Exercise directions — Start at the line that has "Write a LaTeX" and stop at the line that has "(march.south |- mdef.east);". Print those lines and all lines between them exactly, and nothing more.
-=-=-
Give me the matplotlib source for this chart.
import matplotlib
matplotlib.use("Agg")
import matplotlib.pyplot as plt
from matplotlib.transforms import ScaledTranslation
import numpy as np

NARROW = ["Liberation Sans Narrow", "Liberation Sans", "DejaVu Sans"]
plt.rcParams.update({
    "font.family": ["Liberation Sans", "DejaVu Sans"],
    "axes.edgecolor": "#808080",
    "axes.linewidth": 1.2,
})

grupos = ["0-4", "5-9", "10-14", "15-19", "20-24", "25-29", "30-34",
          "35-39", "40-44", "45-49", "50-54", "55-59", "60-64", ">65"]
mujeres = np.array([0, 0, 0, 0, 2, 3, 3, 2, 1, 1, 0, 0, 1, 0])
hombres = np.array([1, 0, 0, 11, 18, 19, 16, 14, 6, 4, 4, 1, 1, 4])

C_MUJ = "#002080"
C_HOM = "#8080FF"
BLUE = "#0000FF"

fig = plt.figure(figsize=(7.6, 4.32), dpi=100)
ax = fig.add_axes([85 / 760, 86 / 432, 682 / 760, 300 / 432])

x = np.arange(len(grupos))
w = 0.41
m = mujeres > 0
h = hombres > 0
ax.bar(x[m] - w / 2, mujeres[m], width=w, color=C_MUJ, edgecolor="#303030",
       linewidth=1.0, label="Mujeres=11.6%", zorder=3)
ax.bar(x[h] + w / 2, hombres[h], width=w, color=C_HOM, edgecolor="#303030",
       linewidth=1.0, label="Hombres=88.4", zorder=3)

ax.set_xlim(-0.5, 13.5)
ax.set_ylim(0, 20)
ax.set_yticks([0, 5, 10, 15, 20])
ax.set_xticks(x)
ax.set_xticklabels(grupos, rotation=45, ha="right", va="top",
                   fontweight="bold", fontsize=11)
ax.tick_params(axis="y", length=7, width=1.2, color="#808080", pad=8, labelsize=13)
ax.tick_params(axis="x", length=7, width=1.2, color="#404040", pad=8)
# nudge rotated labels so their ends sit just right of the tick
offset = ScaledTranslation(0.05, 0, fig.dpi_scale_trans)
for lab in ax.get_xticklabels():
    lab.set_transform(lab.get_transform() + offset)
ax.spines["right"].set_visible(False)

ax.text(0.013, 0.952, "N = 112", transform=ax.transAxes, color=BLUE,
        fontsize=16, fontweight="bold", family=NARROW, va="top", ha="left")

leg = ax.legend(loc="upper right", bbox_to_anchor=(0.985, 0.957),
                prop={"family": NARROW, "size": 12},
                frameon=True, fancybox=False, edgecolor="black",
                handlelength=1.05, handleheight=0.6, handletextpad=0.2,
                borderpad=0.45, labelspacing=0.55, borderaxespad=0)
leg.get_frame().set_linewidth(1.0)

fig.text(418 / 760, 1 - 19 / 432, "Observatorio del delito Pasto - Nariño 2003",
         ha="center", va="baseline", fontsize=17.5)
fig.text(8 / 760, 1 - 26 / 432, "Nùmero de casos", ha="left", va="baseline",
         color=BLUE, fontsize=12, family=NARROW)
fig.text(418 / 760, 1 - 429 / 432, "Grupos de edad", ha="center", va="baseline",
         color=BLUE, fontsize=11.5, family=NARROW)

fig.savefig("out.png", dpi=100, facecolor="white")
-=-=-
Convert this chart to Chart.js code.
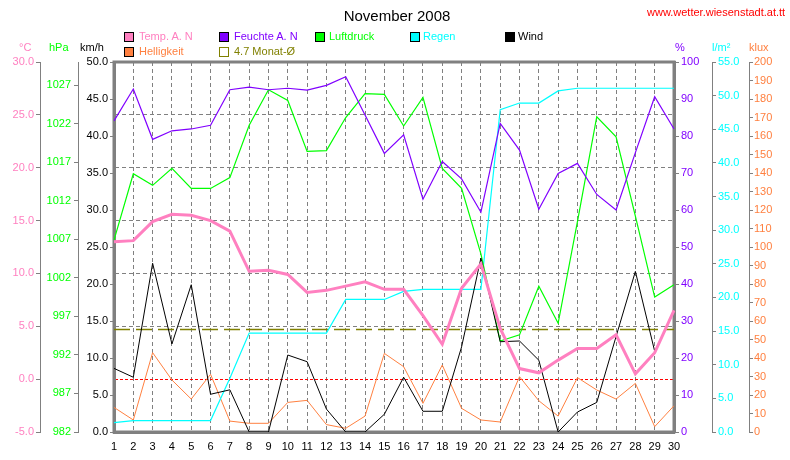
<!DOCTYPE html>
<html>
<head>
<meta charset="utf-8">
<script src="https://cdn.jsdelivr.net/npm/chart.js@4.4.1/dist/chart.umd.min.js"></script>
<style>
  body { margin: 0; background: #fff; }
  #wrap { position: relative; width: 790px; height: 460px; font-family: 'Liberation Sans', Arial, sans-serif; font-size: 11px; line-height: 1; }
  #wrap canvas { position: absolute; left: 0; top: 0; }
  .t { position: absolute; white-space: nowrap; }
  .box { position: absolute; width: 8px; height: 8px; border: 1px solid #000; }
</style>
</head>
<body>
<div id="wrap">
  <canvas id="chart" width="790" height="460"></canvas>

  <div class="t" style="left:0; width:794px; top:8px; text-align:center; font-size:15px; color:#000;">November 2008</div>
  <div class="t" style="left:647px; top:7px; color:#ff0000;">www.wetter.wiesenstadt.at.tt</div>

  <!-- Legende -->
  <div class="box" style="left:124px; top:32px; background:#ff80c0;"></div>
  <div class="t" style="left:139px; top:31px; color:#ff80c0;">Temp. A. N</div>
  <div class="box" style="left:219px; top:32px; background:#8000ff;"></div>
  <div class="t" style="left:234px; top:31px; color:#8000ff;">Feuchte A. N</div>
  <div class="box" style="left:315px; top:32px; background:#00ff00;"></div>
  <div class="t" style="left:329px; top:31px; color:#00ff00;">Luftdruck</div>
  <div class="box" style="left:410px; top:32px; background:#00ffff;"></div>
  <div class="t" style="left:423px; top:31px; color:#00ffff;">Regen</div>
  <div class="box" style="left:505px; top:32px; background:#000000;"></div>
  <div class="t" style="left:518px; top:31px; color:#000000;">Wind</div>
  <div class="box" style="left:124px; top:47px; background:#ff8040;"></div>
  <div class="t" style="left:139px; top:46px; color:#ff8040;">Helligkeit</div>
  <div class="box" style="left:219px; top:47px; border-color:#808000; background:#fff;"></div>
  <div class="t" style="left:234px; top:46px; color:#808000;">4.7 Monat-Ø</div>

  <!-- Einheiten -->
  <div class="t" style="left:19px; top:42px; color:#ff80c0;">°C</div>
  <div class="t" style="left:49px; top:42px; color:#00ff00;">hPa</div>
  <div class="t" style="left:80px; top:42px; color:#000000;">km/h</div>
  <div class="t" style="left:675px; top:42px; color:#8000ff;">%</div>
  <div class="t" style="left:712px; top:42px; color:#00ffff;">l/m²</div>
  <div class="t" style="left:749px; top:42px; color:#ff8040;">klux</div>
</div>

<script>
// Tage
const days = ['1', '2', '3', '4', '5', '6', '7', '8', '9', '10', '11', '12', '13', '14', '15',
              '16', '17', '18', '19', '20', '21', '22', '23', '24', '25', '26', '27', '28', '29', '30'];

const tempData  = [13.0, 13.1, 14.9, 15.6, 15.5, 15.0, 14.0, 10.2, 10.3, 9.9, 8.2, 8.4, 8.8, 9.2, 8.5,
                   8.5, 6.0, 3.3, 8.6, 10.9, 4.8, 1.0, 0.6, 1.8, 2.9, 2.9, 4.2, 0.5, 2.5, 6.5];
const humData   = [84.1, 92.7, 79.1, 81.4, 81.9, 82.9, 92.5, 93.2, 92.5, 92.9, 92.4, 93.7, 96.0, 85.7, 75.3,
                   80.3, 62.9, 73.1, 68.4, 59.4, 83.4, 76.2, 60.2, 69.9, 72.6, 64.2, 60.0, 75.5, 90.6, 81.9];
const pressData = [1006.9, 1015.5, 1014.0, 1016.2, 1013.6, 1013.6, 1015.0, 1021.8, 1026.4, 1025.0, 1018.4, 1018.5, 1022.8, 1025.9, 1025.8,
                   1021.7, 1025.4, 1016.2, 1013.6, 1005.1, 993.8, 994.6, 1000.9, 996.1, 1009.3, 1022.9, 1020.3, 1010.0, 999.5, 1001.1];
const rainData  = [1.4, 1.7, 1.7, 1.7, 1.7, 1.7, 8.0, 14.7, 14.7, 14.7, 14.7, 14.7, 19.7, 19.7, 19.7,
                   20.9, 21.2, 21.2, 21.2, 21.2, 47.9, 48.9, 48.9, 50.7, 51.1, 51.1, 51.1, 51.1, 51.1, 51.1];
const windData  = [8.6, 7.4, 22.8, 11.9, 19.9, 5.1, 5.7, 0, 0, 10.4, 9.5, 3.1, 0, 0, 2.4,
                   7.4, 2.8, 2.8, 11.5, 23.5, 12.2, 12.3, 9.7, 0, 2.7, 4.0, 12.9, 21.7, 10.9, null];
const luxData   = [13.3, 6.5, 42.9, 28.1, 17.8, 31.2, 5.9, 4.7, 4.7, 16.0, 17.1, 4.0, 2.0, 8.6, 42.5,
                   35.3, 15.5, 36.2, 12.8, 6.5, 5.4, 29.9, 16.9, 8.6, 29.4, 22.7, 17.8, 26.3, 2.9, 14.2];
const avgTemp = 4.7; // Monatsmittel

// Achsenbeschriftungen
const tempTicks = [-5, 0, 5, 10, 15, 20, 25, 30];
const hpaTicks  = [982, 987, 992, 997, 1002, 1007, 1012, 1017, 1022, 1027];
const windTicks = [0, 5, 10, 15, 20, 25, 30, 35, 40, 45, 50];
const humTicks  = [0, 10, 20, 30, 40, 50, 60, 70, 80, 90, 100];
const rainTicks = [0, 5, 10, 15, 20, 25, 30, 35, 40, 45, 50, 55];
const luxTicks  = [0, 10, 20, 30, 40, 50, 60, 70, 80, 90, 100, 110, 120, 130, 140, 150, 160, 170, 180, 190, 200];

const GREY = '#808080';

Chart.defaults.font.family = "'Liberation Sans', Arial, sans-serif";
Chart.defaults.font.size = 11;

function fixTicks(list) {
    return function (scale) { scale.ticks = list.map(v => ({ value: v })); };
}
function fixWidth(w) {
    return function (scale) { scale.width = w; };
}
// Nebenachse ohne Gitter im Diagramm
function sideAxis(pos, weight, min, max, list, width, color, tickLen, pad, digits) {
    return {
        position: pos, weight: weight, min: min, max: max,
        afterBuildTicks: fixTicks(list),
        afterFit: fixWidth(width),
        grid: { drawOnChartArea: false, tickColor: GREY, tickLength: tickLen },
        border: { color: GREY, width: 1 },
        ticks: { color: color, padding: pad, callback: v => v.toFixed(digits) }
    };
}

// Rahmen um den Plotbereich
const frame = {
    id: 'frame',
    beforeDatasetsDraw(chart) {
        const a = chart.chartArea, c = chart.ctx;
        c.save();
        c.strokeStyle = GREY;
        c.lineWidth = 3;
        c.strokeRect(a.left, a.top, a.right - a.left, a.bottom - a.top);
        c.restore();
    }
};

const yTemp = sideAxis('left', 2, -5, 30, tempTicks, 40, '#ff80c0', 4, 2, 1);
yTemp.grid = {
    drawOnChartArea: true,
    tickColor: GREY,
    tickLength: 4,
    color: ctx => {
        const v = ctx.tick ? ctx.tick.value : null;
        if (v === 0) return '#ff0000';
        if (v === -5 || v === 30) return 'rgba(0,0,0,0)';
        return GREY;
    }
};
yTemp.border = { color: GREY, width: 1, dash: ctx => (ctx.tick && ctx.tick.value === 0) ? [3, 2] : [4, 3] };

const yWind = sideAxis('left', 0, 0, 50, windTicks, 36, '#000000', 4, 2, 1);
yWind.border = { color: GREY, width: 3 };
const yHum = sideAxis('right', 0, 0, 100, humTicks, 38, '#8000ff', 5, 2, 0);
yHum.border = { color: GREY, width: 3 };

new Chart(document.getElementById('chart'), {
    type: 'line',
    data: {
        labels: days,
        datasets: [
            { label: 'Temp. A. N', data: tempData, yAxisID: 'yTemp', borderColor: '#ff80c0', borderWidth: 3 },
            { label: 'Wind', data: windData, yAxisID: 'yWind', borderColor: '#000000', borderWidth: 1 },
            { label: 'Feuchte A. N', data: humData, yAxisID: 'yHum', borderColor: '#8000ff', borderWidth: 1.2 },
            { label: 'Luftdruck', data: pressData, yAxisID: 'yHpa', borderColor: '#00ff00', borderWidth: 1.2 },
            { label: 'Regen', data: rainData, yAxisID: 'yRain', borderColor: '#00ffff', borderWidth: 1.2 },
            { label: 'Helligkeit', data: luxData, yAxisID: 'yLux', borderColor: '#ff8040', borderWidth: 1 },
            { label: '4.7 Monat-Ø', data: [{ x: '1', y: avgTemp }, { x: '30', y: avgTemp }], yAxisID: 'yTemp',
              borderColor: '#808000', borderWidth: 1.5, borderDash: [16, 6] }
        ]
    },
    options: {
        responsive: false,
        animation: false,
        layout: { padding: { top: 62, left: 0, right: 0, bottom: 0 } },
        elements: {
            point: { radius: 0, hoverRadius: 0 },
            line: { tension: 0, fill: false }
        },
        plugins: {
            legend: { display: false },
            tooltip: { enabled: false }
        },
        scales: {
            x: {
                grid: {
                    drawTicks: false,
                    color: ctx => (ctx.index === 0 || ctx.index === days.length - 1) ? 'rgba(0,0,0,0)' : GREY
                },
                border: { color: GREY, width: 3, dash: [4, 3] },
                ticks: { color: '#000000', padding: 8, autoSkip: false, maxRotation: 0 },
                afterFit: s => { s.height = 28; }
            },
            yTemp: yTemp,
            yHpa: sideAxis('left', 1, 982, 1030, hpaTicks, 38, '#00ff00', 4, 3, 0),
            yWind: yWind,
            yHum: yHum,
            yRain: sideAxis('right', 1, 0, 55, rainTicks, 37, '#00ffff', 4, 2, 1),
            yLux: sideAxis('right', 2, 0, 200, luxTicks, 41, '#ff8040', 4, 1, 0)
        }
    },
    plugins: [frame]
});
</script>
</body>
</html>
-=-=-
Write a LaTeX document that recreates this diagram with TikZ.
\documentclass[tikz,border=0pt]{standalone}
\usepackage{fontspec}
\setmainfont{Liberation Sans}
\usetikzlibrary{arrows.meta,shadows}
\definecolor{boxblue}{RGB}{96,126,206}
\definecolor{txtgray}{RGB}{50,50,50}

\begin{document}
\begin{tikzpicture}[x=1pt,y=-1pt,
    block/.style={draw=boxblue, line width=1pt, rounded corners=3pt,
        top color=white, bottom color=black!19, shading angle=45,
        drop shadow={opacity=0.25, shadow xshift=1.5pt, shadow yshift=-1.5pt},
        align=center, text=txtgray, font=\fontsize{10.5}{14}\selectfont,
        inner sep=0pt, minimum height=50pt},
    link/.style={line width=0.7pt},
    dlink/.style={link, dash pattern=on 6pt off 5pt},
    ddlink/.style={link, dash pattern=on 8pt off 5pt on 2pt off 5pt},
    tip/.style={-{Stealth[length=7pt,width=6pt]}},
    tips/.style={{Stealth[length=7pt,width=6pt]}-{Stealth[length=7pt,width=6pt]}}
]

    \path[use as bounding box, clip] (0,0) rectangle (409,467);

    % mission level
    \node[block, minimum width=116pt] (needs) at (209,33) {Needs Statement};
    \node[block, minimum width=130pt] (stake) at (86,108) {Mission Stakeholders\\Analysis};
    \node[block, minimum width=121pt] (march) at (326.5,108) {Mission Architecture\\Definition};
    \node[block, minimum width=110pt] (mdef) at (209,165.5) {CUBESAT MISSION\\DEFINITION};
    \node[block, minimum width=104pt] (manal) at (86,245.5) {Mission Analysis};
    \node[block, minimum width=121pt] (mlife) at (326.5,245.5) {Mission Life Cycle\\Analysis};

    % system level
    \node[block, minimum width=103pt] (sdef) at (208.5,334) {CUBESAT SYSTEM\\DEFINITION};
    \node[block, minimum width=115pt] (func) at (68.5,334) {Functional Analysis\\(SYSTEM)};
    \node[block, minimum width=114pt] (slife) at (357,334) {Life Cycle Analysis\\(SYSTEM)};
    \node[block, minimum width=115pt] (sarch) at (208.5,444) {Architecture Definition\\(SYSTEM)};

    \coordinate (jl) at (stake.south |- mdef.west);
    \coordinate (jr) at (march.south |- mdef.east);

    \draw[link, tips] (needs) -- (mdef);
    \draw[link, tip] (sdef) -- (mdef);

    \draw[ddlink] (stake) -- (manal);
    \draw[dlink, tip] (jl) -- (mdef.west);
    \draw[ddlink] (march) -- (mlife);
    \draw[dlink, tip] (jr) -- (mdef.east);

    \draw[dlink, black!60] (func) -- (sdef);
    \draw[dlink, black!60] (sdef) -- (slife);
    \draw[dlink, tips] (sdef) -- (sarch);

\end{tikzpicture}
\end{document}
-=-=-
Written reply —
Write a LaTeX document that recreates this diagram with TikZ.
\documentclass[tikz,border=0pt]{standalone}
\usepackage{fontspec}
\setmainfont{Liberation Sans}
\usetikzlibrary{arrows.meta,shadows}
\definecolor{boxblue}{RGB}{96,126,206}
\definecolor{txtgray}{RGB}{50,50,50}

\begin{document}
\begin{tikzpicture}[x=1pt,y=-1pt,
    block/.style={draw=boxblue, line width=1pt, rounded corners=3pt,
        top color=white, bottom color=black!19, shading angle=45,
        drop shadow={opacity=0.25, shadow xshift=1.5pt, shadow yshift=-1.5pt},
        align=center, text=txtgray, font=\fontsize{10.5}{14}\selectfont,
        inner sep=0pt, minimum height=50pt},
    link/.style={line width=0.7pt},
    dlink/.style={link, dash pattern=on 6pt off 5pt},
    ddlink/.style={link, dash pattern=on 8pt off 5pt on 2pt off 5pt},
    tip/.style={-{Stealth[length=7pt,width=6pt]}},
    tips/.style={{Stealth[length=7pt,width=6pt]}-{Stealth[length=7pt,width=6pt]}}
]

    \path[use as bounding box, clip] (0,0) rectangle (409,467);

    % mission level
    \node[block, minimum width=116pt] (needs) at (209,33) {Needs Statement};
    \node[block, minimum width=130pt] (stake) at (86,108) {Mission Stakeholders\\Analysis};
    \node[block, minimum width=121pt] (march) at (326.5,108) {Mission Architecture\\Definition};
    \node[block, minimum width=110pt] (mdef) at (209,165.5) {CUBESAT MISSION\\DEFINITION};
    \node[block, minimum width=104pt] (manal) at (86,245.5) {Mission Analysis};
    \node[block, minimum width=121pt] (mlife) at (326.5,245.5) {Mission Life Cycle\\Analysis};

    % system level
    \node[block, minimum width=103pt] (sdef) at (208.5,334) {CUBESAT SYSTEM\\DEFINITION};
    \node[block, minimum width=115pt] (func) at (68.5,334) {Functional Analysis\\(SYSTEM)};
    \node[block, minimum width=114pt] (slife) at (357,334) {Life Cycle Analysis\\(SYSTEM)};
    \node[block, minimum width=115pt] (sarch) at (208.5,444) {Architecture Definition\\(SYSTEM)};

    \coordinate (jl) at (stake.south |- mdef.west);
    \coordinate (jr) at (march.south |- mdef.east);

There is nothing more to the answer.